Iran has warned the UN's atomic agency not to refer it to the Security Council over its nuclear programme.
A referral could lead to UN sanctions against the Islamic republic.
Tehran hinted that such a move could prompt it to start uranium enrichment as well as a uranium conversion process that has already been resumed.
The remarks came after the UK foreign secretary described as "unhelpful" an assertion by Iran's president that Iran had a right to produce nuclear energy.
The US and the EU want Iran to give up any idea of enrichment capability.
Tehran recently resumed uranium processing, an activity that had been suspended since November 2004 while talks were held with three European countries - the UK, France and Germany - about its long-term nuclear plans.
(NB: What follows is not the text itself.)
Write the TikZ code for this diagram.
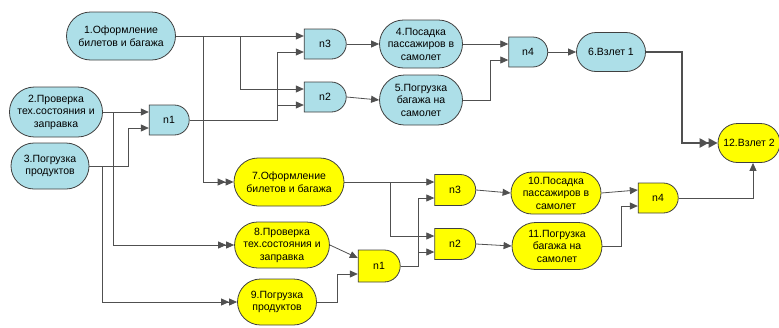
\documentclass[tikz,border=0pt]{standalone}
\usepackage{fontspec}
\setmainfont{Liberation Sans}
\usetikzlibrary{shapes.misc,arrows.meta}
\definecolor{bluefill}{HTML}{ADDFE8}
\definecolor{yel}{HTML}{FFFF00}
\definecolor{edgec}{HTML}{404040}
\definecolor{wire}{HTML}{505050}
\begin{document}
\begin{tikzpicture}[x=1pt,y=-1pt,
 proc/.style={rounded rectangle, draw=edgec, line width=0.8pt, align=center, inner sep=1pt, font=\fontsize{10.5}{12.5}\selectfont},
 gate/.style={rounded rectangle, rounded rectangle left arc=none, draw=edgec, line width=0.8pt, inner sep=1pt, font=\fontsize{10.5}{12.5}\selectfont, minimum height=30pt, minimum width=43pt},
 bl/.style={fill=bluefill}, yl/.style={fill=yel},
 arr/.style={draw=wire, line width=0.8pt, -{Triangle[length=8pt,width=7pt]}},
 darr/.style={draw=wire, line width=0.8pt, -{Triangle[length=8pt,width=7pt] Triangle[length=8pt,width=7pt]}},
 heavy/.style={draw=wire, line width=2.6pt, -{Triangle[length=9pt,width=9pt] Triangle[length=9pt,width=9pt]}},
]
\useasboundingbox (0,0) rectangle (779,327);

% blue nodes
\node[proc,bl,minimum width=111pt,minimum height=48pt] (b1) at (121,36) {1.Оформление\\билетов и багажа};
\node[proc,bl,minimum width=93pt,minimum height=50pt] (b2) at (56,112) {2.Проверка\\тех.состояния и\\заправка};
\node[proc,bl,minimum width=80pt,minimum height=46pt] (b3) at (50,166) {3.Погрузка\\продуктов};
\node[proc,bl,minimum width=85pt,minimum height=48pt] (b4) at (421,44) {4.Посадка\\пассажиров в\\самолет};
\node[proc,bl,minimum width=85pt,minimum height=50pt] (b5) at (421,100) {5.Погрузка\\багажа на\\самолет};
\node[proc,bl,minimum width=71pt,minimum height=39pt] (b6) at (611,52) {6.Взлет 1};
\node[gate,bl,minimum width=42pt] (bn1) at (169,120) {n1};
\node[gate,bl,minimum width=44pt] (bn3) at (325,44) {n3};
\node[gate,bl,minimum width=44pt] (bn2) at (325,97) {n2};
\node[gate,bl,minimum width=41pt] (bn4) at (528,52) {n4};

% yellow nodes
\node[proc,yl,minimum width=112pt,minimum height=48pt] (y7) at (289,182) {7.Оформление\\билетов и багажа};
\node[proc,yl,minimum width=90pt,minimum height=46pt] (y8) at (282,245) {8.Проверка\\тех.состояния и\\заправка};
\node[proc,yl,minimum width=81pt,minimum height=46pt] (y9) at (277,302) {9.Погрузка\\продуктов};
\node[proc,yl,minimum width=92pt,minimum height=42pt] (y10) at (556,193) {10.Посадка\\пассажиров в\\самолет};
\node[proc,yl,minimum width=92pt,minimum height=47pt] (y11) at (557,246) {11.Погрузка\\багажа на\\самолет};
\node[proc,yl,minimum width=64pt,minimum height=39pt] (y12) at (749,143) {12.Взлет 2};
\node[gate,yl,minimum width=44pt,minimum height=32pt] (yn1) at (379,266) {n1};
\node[gate,yl,minimum width=43pt,minimum height=31pt] (yn3) at (455,190) {n3};
\node[gate,yl,minimum width=43pt,minimum height=31pt] (yn2) at (455,244) {n2};
\node[gate,yl,minimum width=42pt] (yn4) at (658,198) {n4};

% junction columns
\coordinate (j1) at (203,0);
\coordinate (j2) at (240,0);
\coordinate (j3) at (277,0);
\coordinate (j4) at (113,0);
\coordinate (j5) at (128,0);
\coordinate (j6) at (102,0);
\coordinate (j7) at (490,0);
\coordinate (j8) at (682,0);
\coordinate (j9) at (390,0);
\coordinate (j10) at (337,0);
\coordinate (j11) at (418,0);
\coordinate (j12) at (621,0);
\coordinate (j13) at (753,0);

% blue connectors
\draw[arr] (b1.east) -- ([yshift=8pt]bn3.west);
\draw[darr] (b1.east -| j1) |- (y7.west);
\draw[arr] (b1.east -| j2) |- ([yshift=8pt]bn2.west);
\draw[arr] (bn1.east) -- (bn1.east -| j3) |- ([yshift=-8pt]bn3.west);
\draw[arr] (bn1.east -| j3) |- ([yshift=-8pt]bn2.west);
\draw[arr] (b2.east) -- ([yshift=8pt]bn1.west);
\draw[darr] (b2.east -| j4) |- (y8.west);
\draw[arr] (b3.east) -- (b3.east -| j5) |- ([yshift=-8pt]bn1.west);
\draw[darr] (b3.east -| j6) |- (y9.west);
\draw[arr] (bn3.east) -- (b4.west);
\draw[arr] (bn2.east) -- (b5.west);
\draw[arr] (b4.east) -- ([yshift=8pt]bn4.west);
\draw[arr] (b5.east) -- (b5.east -| j7) |- ([yshift=-8pt]bn4.west);
\draw[arr] (bn4.east) -- (b6.west);
\draw[heavy] (b6.east) -- (b6.east -| j8) |- (y12.west);

% yellow connectors
\draw[arr] (y7.east) -- ([yshift=8pt]yn3.west);
\draw[arr] (y7.east -| j9) |- ([yshift=8pt]yn2.west);
\draw[arr] (y8.east) -- ([yshift=8pt]yn1.west);
\draw[arr] (y9.east) -- (y9.east -| j10) |- ([yshift=-8pt]yn1.west);
\draw[arr] (yn1.east) -- (yn1.east -| j11) |- ([yshift=-8pt]yn3.west);
\draw[arr] (yn1.east -| j11) |- ([yshift=-8pt]yn2.west);
\draw[arr] (yn3.east) -- (y10.west);
\draw[arr] (yn2.east) -- (y11.west);
\draw[arr] (y10.east) -- ([yshift=8pt]yn4.west);
\draw[arr] (y11.east) -- (y11.east -| j12) |- ([yshift=-8pt]yn4.west);
\draw[arr] (yn4.east) -- (yn4.east -| j13) -- (y12.south -| j13);
\end{tikzpicture}
\end{document}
Western powers fear Iran secretly wants to develop the ability to make a nuclear bomb.
The board of governors of the UN's nuclear agency (IAEA) is meeting on Monday in Vienna.
'No use bullying'
But Iranian foreign ministry spokesman Hamid Reza Asefi said a political decision by the board would further complicate matters.
"Enrichment is not on the agenda for the time being but if the IAEA meeting on Monday leads to radical results, we will make our decision to correspond to that," he said.
"The Islamic Republic of Iran is deaf to the language of threats," he added.
"We hope that they follow the path of logic so the case returns to a normal path. The language of bullying has never had any use in the past."
On Saturday Iranian President Mahmoud Ahmadinejad told the UN his country had an "inalienable right" to produce nuclear energy - but said Islam precluded Iran having atomic weapons.
He said Iran's programme was entirely legal and attacked what he called a "nuclear apartheid" that permits some countries to enrich fuel, but not others.
UK Foreign Secretary Jack Straw said the speech was "disappointing", given recent talks with Iran over its nuclear stance.
"It is a difficult moment for the international community," he added.
An EU spokeswoman told Reuters news agency Mr Ahmadinejad's language "leaves us no alternative but to pursue a UN referral".
"However, we want to build an international consensus on the matter. So we will be consulting with everybody," she said.
French Foreign Minister Philippe Douste-Blazy said the option of reporting Iran to the Security Council to face possible sanctions "remains on the agenda."
But BBC diplomatic correspondent Bridget Kendall said it was not certain whether the US and EU partners would convince other countries that Iran deserved to be reprimanded.
Iran has invited other nations to collaborate on its nuclear activities, which may for some sound like an attractive offer, she says.
Iran's complaint that there is a double standard about who is allowed to become a nuclear power may be met with some sympathy, our correspondent adds.